§ Supplied records
---------------
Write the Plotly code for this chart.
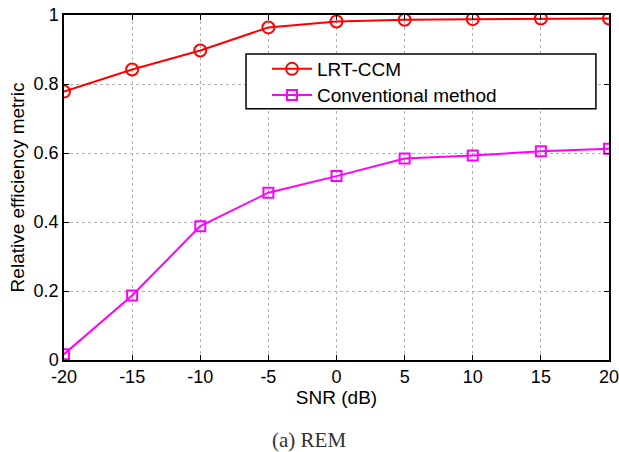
import plotly.graph_objects as go

snr = [-20, -15, -10, -5, 0, 5, 10, 15, 20]
lrt_ccm = [0.778, 0.842, 0.897, 0.964, 0.981, 0.986, 0.988, 0.990, 0.990]
conventional = [0.017, 0.187, 0.388, 0.485, 0.533, 0.584, 0.593, 0.605, 0.612]
x_ticks = [-20, -15, -10, -5, 0, 5, 10, 15, 20]
y_ticks = [0, 0.2, 0.4, 0.6, 0.8, 1]
y_tick_text = ["0", "0.2", "0.4", "0.6", "0.8", "1"]

font_main = "Arial, Liberation Sans, sans-serif"

fig = go.Figure()
fig.add_trace(go.Scatter(
    x=snr, y=lrt_ccm, name="LRT-CCM", mode="lines+markers",
    line=dict(color="#ff0000", width=2),
    marker=dict(symbol="circle-open", size=12, color="#ff0000", line=dict(width=2)),
    legend="legend",
))
fig.add_trace(go.Scatter(
    x=snr, y=conventional, name="Conventional method", mode="lines+markers",
    line=dict(color="#ff00ff", width=2),
    marker=dict(symbol="square-open", size=10, color="#ff00ff", line=dict(width=2)),
    legend="legend2",
))

axis_common = dict(
    showline=True, linecolor="black", linewidth=1.5, mirror="ticks",
    ticks="inside", ticklen=5, tickcolor="black", tickwidth=1,
    showgrid=True, gridcolor="#b0b0b0", griddash="dot", gridwidth=1,
    zeroline=False, automargin=False, ticklabeloverflow="allow",
    tickfont=dict(family=font_main, size=18, color="black"),
)

fig.update_xaxes(range=[-20, 20], tickvals=x_ticks, ticktext=[str(v) for v in x_ticks],
                 title=dict(text="SNR (dB)", font=dict(family=font_main, size=19, color="black"), standoff=2),
                 **axis_common)
fig.update_yaxes(range=[0, 1], tickvals=y_ticks, ticktext=y_tick_text,
                 title=dict(text="Relative efficiency metric", font=dict(family=font_main, size=19, color="black"), standoff=4),
                 **axis_common)

leg_common = dict(xanchor="left", yanchor="middle", bgcolor="rgba(0,0,0,0)",
                  borderwidth=0, font=dict(family=font_main, size=19, color="black"),
                  itemwidth=40)

fig.update_layout(
    width=619, height=452,
    margin=dict(l=64, r=10, t=15, b=92),
    plot_bgcolor="white", paper_bgcolor="white",
    showlegend=True,
    legend=dict(x=0.3725, y=0.8435, **leg_common),
    legend2=dict(x=0.3725, y=0.768, **leg_common),
    shapes=[dict(type="rect", xref="paper", yref="paper",
                 x0=0.334, x1=0.976, y0=0.728, y1=0.887,
                 line=dict(color="black", width=1.5), fillcolor="white", layer="above")],
    annotations=[dict(text="(a) REM", xref="paper", yref="paper", x=0.4495, y=-0.232,
                      xanchor="center", yanchor="middle", showarrow=False,
                      font=dict(family="Times New Roman, Liberation Serif, serif", size=21, color="#333333"))],
)

fig.write_html("out.html")
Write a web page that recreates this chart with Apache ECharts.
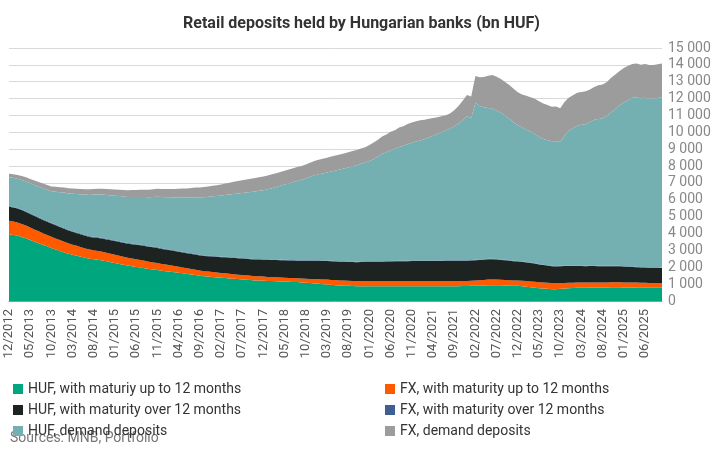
<!DOCTYPE html>
<html>
<head>
<meta charset="UTF-8">
<script src="https://cdn.jsdelivr.net/npm/echarts@6/dist/echarts.min.js"></script>
</head>
<body style="margin:0">
<div id="main" style="width:723px;height:456px;"></div>
<script>
// monthly, 12/2012 - 10/2025 (bn HUF)
var hufShort = [3960,
 3920,3880,3800,3720,3620,3520,3420,3320,3240,3140,3050,2960,
 2880,2800,2740,2680,2620,2560,2500,2470,2440,2400,2350,2300,
 2250,2200,2150,2100,2060,2020,1980,1940,1900,1870,1840,1800,
 1770,1740,1700,1670,1640,1600,1570,1540,1500,1470,1450,1430,
 1400,1380,1360,1340,1320,1300,1280,1260,1240,1220,1210,1200,
 1190,1180,1170,1160,1150,1140,1130,1120,1100,1080,1060,1040,
 1020,1000,980,960,940,920,910,900,890,880,880,880,
 870,870,870,870,870,870,870,870,870,870,870,870,
 870,870,870,870,870,870,880,880,880,880,890,890,
 900,900,910,920,930,940,940,930,920,910,900,900,
 880,850,820,790,760,740,720,700,700,720,740,760,
 770,780,790,790,800,800,800,800,800,810,810,810,
 800,800,800,790,790,790,780,780,780,780];
var fxShort = [800,
 790,780,770,750,740,720,710,690,680,670,660,650,
 640,620,600,590,570,560,550,540,530,520,510,500,
 490,480,470,460,460,450,450,440,430,420,410,400,
 390,380,370,360,350,340,330,320,310,300,300,290,
 290,280,280,270,270,260,260,260,250,250,250,250,
 240,240,240,240,230,230,230,230,230,240,250,260,
 270,280,290,290,300,300,300,300,300,300,300,300,
 300,300,300,300,300,300,300,300,300,300,300,300,
 300,300,300,300,300,300,300,300,300,300,300,300,
 300,310,320,330,340,340,340,330,330,320,320,310,
 320,330,340,350,350,350,360,360,350,340,330,320,
 310,310,300,300,300,300,300,300,300,300,300,300,
 300,300,300,300,290,290,290,290,290,290];
var hufLong = [830,
 830,820,820,810,800,800,790,790,780,780,780,770,
 770,760,760,750,750,750,750,760,770,780,790,800,
 810,820,830,840,850,860,870,880,880,890,890,890,
 890,890,890,890,890,890,890,890,890,900,910,920,
 930,940,950,960,970,980,980,980,990,990,1000,1000,
 1010,1010,1020,1020,1030,1030,1040,1040,1050,1060,1070,1080,
 1090,1090,1100,1100,1100,1110,1110,1110,1120,1120,1130,1140,
 1150,1150,1160,1160,1170,1170,1180,1180,1190,1190,1200,1200,
 1200,1200,1200,1200,1200,1200,1200,1200,1200,1200,1200,1200,
 1200,1200,1200,1200,1200,1190,1180,1170,1160,1150,1140,1130,
 1120,1110,1100,1080,1060,1040,1020,1000,1000,1000,1000,990,
 990,980,980,970,970,970,960,960,960,950,950,950,
 940,930,920,910,900,900,890,890,890,890];
var fxLong = [40,
 40,40,40,40,40,40,40,40,40,40,40,40,
 40,40,40,40,40,40,40,40,40,40,40,40,
 40,40,40,40,40,40,40,40,40,40,40,40,
 35,35,35,35,35,35,35,35,35,35,35,35,
 30,30,30,30,30,30,30,30,30,30,30,30,
 30,30,30,30,30,30,30,30,30,30,30,30,
 30,30,30,30,30,30,30,30,30,30,30,30,
 30,30,30,30,30,30,30,30,30,30,30,30,
 30,30,30,30,30,30,30,30,30,30,30,30,
 30,30,30,30,30,30,30,30,30,30,30,30,
 25,25,25,25,25,25,25,25,25,25,25,25,
 25,25,25,25,25,25,25,25,25,25,25,25,
 25,25,25,25,25,25,25,25,25,25];
var hufDemand = [1710,
 1720,1730,1750,1770,1790,1800,1820,1840,1850,1870,1950,2030,
 2100,2160,2220,2280,2340,2400,2450,2500,2540,2570,2600,2620,
 2650,2680,2700,2730,2760,2790,2820,2860,2900,2950,3000,3030,
 3060,3100,3140,3180,3230,3270,3310,3360,3400,3440,3480,3530,
 3570,3620,3660,3710,3760,3800,3850,3900,3950,4000,4040,4080,
 4150,4230,4300,4380,4460,4540,4620,4700,4780,4860,4950,5040,
 5100,5160,5220,5300,5370,5440,5510,5580,5650,5720,5800,5860,
 5950,6050,6200,6350,6450,6570,6650,6750,6820,6900,6980,7050,
 7120,7200,7300,7400,7500,7600,7700,7800,7950,8100,8300,8550,
 8400,9300,9100,9000,8950,8900,8800,8700,8550,8400,8200,8050,
 7950,7850,7750,7650,7550,7450,7400,7380,7400,7350,7700,8000,
 8150,8300,8350,8400,8500,8650,8700,8750,8900,9100,9300,9500,
 9700,9850,10000,10050,10000,10050,10000,10000,10050,10100];
var fxDemand = [200,
 210,220,230,240,250,260,270,280,290,290,300,300,
 300,300,310,310,320,320,330,330,330,340,350,360,
 370,380,390,400,410,420,430,440,450,460,470,480,
 490,500,510,520,530,540,560,580,600,610,620,630,
 640,660,680,700,720,740,760,780,790,800,810,820,
 820,820,820,820,820,820,820,820,820,830,840,850,
 860,870,870,880,880,890,890,900,900,900,900,900,
 950,1000,1000,1050,1050,1100,1100,1150,1150,1200,1200,1200,
 1200,1150,1100,1050,1000,950,900,900,950,1050,1150,1250,
 1300,1600,1700,1800,1900,2000,2000,2000,2000,2000,2000,1950,
 1950,2000,2050,2100,2100,2100,2100,2050,2050,2000,2000,1950,
 1950,1950,1950,1950,1950,1950,2000,2000,2000,2050,2050,2050,
 2050,2050,2000,2000,2000,2000,2000,2000,2000,2000];

var months = [];
for (var y = 2012, m = 12; months.length < hufShort.length; ) {
    months.push((m < 10 ? '0' + m : '' + m) + '/' + y);
    m++; if (m > 12) { m = 1; y++; }
}

var names = ['HUF, with maturiy up to 12 months', 'FX, with maturity up to 12 months',
             'HUF, with maturity over 12 months', 'FX, with maturity over 12 months',
             'HUF, demand deposits', 'FX, demand deposits'];
var colors = ['#00a67e', '#ff5a00', '#1c2321', '#3d5f92', '#74afb2', '#9c9c9c'];
var values = [hufShort, fxShort, hufLong, fxLong, hufDemand, fxDemand];

var series = values.map(function (v, i) {
    return {
        name: names[i], type: 'line', stack: 'all', data: v,
        symbol: 'none', lineStyle: {width: 0},
        areaStyle: {color: colors[i], opacity: 1},
        itemStyle: {color: colors[i]}
    };
});

var legendCommon = {
    orient: 'vertical', itemWidth: 10, itemHeight: 10, itemGap: 7, icon: 'rect',
    textStyle: {fontSize: 14, color: '#333', fontFamily: 'Roboto'}
};

var myChart = echarts.init(document.getElementById('main'));
myChart.setOption({
    animation: false,
    textStyle: {fontFamily: 'Roboto'},
    title: {
        text: '{b|Retail deposits held by Hungarian banks} {n|(bn HUF)}',
        left: 'center', top: 10,
        textStyle: {rich: {
            b: {fontSize: 16, fontWeight: 'bold', color: '#333', fontFamily: 'Roboto'},
            n: {fontSize: 16, color: '#333', fontFamily: 'Roboto'}
        }}
    },
    graphic: [{type: 'text', left: 10, top: 431,
        style: {text: 'Sources: MNB, Portfolio', fontSize: 14, fill: '#777', fontFamily: 'Roboto'}}],
    legend: [
        Object.assign({left: 8, top: 377, data: [names[0], names[2], names[4]]}, legendCommon),
        Object.assign({left: 380, top: 377, data: [names[1], names[3], names[5]]}, legendCommon)
    ],
    grid: {left: 9, right: 61, top: 48, bottom: 155},
    xAxis: {
        type: 'category', data: months, boundaryGap: false,
        axisLine: {lineStyle: {color: '#999'}}, axisTick: {show: false},
        axisLabel: {interval: 4, rotate: 90, fontSize: 13, color: '#555'}
    },
    yAxis: {
        type: 'value', position: 'right', min: 0, max: 15000, interval: 1000,
        axisLabel: {fontSize: 14, color: '#888', margin: 6,
            formatter: function (v) { return v >= 1000 ? Math.floor(v / 1000) + ' 000' : v; }},
        splitLine: {lineStyle: {color: '#d9d9d9'}}
    },
    series: series
});
</script>
</body>
</html>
---------------
§ Given instruction
Return each line with "this".

§ Written response
Write the Plotly code for this chart.
Write a web page that recreates this chart with Apache ECharts.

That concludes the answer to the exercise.